This manga is for those who are already familiar with Boogiepop, otherwise you won’t understand anything.
(Skip to the next section if you don’t want to be spoiled)
The story itself is told in a convoluted way, so I’ll simplify it.
Boogiepop inhabited Igarashi Tomoka in her time in senior high. Tomoka was in a relationship with her teacher, but he died in a gas explosion incident triggered by a heartbroken student. The person who turned that student violent was Kanou, another male student in Tomoka’s school. Tomoka/Boogiepop was defeated by Kanou, and Tomoka forgot about what happened but remembered Boogiepop.

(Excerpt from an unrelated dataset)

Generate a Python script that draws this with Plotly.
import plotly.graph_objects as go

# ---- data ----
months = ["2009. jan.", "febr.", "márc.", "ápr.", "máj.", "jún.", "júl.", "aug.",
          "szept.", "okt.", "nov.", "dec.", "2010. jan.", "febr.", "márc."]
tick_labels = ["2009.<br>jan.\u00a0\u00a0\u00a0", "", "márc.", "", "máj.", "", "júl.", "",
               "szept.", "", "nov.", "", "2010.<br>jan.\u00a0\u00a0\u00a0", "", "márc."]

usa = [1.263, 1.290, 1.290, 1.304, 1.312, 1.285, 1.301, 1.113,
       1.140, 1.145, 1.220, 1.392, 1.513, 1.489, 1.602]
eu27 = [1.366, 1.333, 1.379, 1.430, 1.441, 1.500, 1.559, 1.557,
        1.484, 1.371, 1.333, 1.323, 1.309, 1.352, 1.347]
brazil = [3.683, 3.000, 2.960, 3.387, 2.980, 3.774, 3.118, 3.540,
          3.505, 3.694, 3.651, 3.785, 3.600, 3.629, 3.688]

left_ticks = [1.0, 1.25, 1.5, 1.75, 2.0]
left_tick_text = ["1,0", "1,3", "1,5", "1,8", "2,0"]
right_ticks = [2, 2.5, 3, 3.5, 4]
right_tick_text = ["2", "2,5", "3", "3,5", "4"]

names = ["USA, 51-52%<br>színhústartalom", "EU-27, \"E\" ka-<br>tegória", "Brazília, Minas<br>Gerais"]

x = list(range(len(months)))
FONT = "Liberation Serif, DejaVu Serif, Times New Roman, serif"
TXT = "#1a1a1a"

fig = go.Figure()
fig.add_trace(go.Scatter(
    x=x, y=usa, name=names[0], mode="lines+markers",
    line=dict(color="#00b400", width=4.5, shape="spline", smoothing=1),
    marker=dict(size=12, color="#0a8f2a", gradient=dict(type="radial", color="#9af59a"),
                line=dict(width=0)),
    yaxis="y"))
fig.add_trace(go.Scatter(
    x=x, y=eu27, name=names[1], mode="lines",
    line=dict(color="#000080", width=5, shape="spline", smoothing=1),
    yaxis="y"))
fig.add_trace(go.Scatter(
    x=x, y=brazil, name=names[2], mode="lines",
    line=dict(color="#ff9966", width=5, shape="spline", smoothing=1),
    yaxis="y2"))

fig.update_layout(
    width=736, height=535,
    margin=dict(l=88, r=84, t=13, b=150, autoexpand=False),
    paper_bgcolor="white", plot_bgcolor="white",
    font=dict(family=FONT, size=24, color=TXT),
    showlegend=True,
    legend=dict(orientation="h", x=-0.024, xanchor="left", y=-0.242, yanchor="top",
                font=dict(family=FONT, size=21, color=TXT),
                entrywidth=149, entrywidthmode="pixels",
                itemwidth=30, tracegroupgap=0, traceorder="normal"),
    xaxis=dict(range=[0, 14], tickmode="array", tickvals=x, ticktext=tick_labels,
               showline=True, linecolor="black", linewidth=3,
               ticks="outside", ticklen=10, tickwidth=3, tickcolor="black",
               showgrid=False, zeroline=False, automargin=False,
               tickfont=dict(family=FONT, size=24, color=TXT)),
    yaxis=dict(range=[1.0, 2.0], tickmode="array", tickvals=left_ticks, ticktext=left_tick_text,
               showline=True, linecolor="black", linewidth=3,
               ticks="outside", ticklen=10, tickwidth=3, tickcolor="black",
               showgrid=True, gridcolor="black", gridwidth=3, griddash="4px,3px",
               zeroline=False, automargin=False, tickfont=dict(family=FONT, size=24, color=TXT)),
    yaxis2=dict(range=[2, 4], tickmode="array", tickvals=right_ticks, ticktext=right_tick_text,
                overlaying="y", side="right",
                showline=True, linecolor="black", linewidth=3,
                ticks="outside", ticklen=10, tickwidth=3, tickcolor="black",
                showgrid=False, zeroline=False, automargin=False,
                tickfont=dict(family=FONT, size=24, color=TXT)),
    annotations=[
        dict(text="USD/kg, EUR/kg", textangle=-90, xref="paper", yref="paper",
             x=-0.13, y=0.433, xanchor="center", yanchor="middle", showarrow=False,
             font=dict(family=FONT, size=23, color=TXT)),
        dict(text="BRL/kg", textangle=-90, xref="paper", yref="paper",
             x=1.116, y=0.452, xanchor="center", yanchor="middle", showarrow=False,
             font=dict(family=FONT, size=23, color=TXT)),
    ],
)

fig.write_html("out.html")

Flash forward to the present, Boogiepop is in Akazuki Takaya’s body, and Tomoka is a teacher/nurse working in his school. The two were involved in a series of violent adolescent crimes, and finally tracked Kanou down as the cause why the students and kids are going violent.
Kanou was working as a math teacher, and he seduced many students then exploit their weaknesses with his superpowers or something. Kanou almost defeated both Tomoka and Boogiepop Takaya, but in the end Boogiepop Takaya managed to win and get rid of whatever the heck disbeat/disrupt is, and all is well again.

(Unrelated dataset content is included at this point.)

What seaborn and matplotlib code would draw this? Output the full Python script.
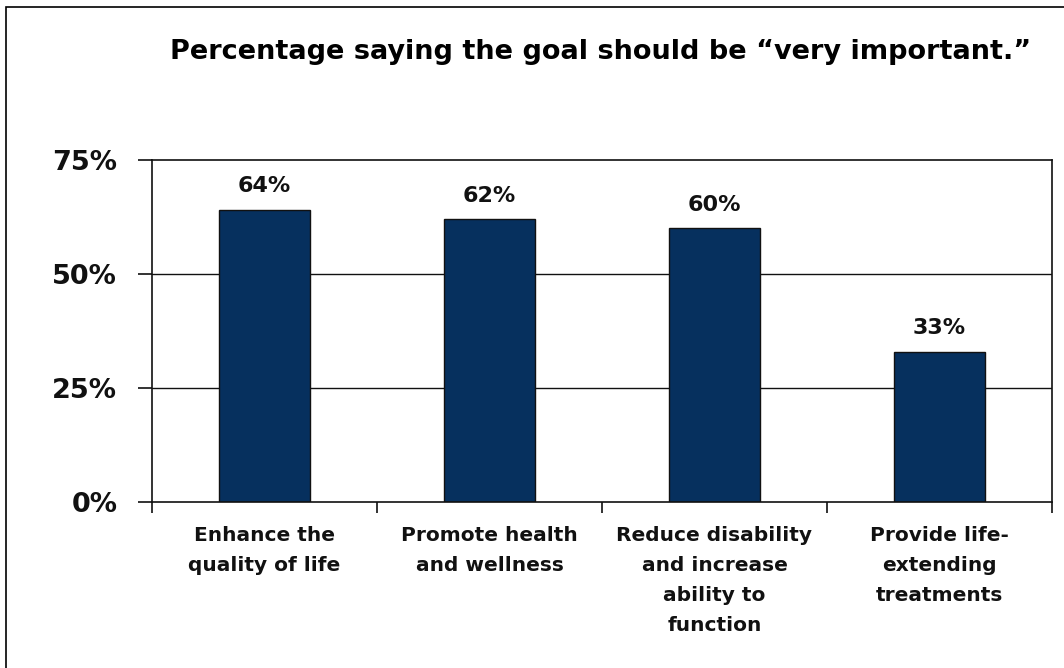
import matplotlib
matplotlib.use("Agg")
import matplotlib.pyplot as plt
import seaborn as sns
import pandas as pd
from matplotlib.patches import Rectangle
from matplotlib.ticker import FuncFormatter

categories = [
    "Enhance the\nquality of life",
    "Promote health\nand wellness",
    "Reduce disability\nand increase\nability to\nfunction",
    "Provide life-\nextending\ntreatments",
]
values = [64, 62, 60, 33]
y_ticks = [0, 25, 50, 75]
title = "Percentage saying the goal should be \u201cvery important.\u201d"

sns.set_theme(style="white")
plt.rcParams["font.family"] = ["DejaVu Sans"]

df = pd.DataFrame({"goal": categories, "pct": values})

fig = plt.figure(figsize=(10.64, 6.68), dpi=100)
ax = fig.add_axes([152 / 1064, 1 - 502 / 668, 900 / 1064, 342 / 668])

sns.barplot(data=df, x="goal", y="pct", ax=ax, color="#06305E",
            width=0.405, edgecolor="#111111", linewidth=1.0, saturation=1)

ax.set_ylim(0, 75)
ax.set_xlim(-0.5, len(categories) - 0.5)
ax.set_yticks(y_ticks)
ax.yaxis.set_major_formatter(FuncFormatter(lambda v, p: f"{v:.0f}%"))
for v in y_ticks[1:-1]:
    ax.axhline(v, color="#111111", linewidth=1.0, zorder=0)

ax.set_xlabel("")
ax.set_ylabel("")
for s in ax.spines.values():
    s.set_visible(True)
    s.set_color("#111111")
    s.set_linewidth(1.2)

# category separators as x ticks
ax.set_xticks([i + 0.5 for i in range(-1, len(categories))], minor=True)
ax.set_xticks(range(len(categories)))
ax.set_xticklabels(categories, fontsize=14.5, fontweight="bold", linespacing=1.75,
                   color="#111111", va="top")
ax.tick_params(axis="x", which="major", length=0, pad=17)
ax.tick_params(axis="x", which="minor", length=8, width=1.2, color="#111111",
               direction="out", bottom=True)
ax.tick_params(axis="y", length=10, width=1.2, color="#111111", direction="out",
               left=True, pad=15, labelsize=19.5, labelcolor="#111111")
for lab in ax.get_yticklabels():
    lab.set_fontweight("bold")

for i, v in enumerate(values):
    ax.text(i, v + 3.0, f"{v}%", ha="center", va="bottom", fontsize=16,
            fontweight="bold", color="#111111")

fig.text(601 / 1064, 1 - 52 / 668, title, ha="center", va="center",
         fontsize=19.5, fontweight="bold", color="#000000")

# outer frame around the slide
fig.patches.append(Rectangle((6 / 1064, -0.1), 1.2, 1 - 7 / 668 + 0.1,
                             transform=fig.transFigure, fill=False,
                             edgecolor="#000000", linewidth=1.2))

fig.savefig("out.png", dpi=100)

This manga had many teacher-student relationships, many of which were sexual (not Takaya and Tomoka, though, but I think it’s quite ambiguous). These two volumes used to be in a school library so I don’t know what’s the deal with that.
The manga managed to pack a lot of content into only two volumes and it was quite interesting. It’s cool to see two Boogiepops together, which I assume is not something this series would usually do. I’m not that familiar with the Boogiepop series so I don’t claim to understand what’s going on, but it was quite fun to see the story cut back and forth between the two’s time as Boogiepop.
Tomoka-sensei really reminded me of Misato from Evangelion. She drinks canned beer and has this ambiguous relationship with a younger male (whom she is taking care of). Her issue mostly just involved Kanou being the cause of her sensei/lover’s death, which was pretty interesting since Takaya is basically a young version of her sensei and that makes their relationship very complicated.
The Thai translation (the version I’m reading) made this manga unnecessarily confusing. It’s not machine-translated, but the phrases were so awkward they were nigh incomprehensible and the speech bubbles were switched around a lot. This is an issue with this publisher’s older works (and also some more recent works), and I see it in many of the older manga. The story is already convoluted, and the translation just made it worse for me.
Another thing was that the manga is short but there’s a lot of content, so many things were not explained or just brushed over. There is a sense of finale when it’s all over, but I’m just sitting there scratching my head.
All in all, if you’re really curious and really craving to read some Boogiepop, you can give this a try, but otherwise, don’t.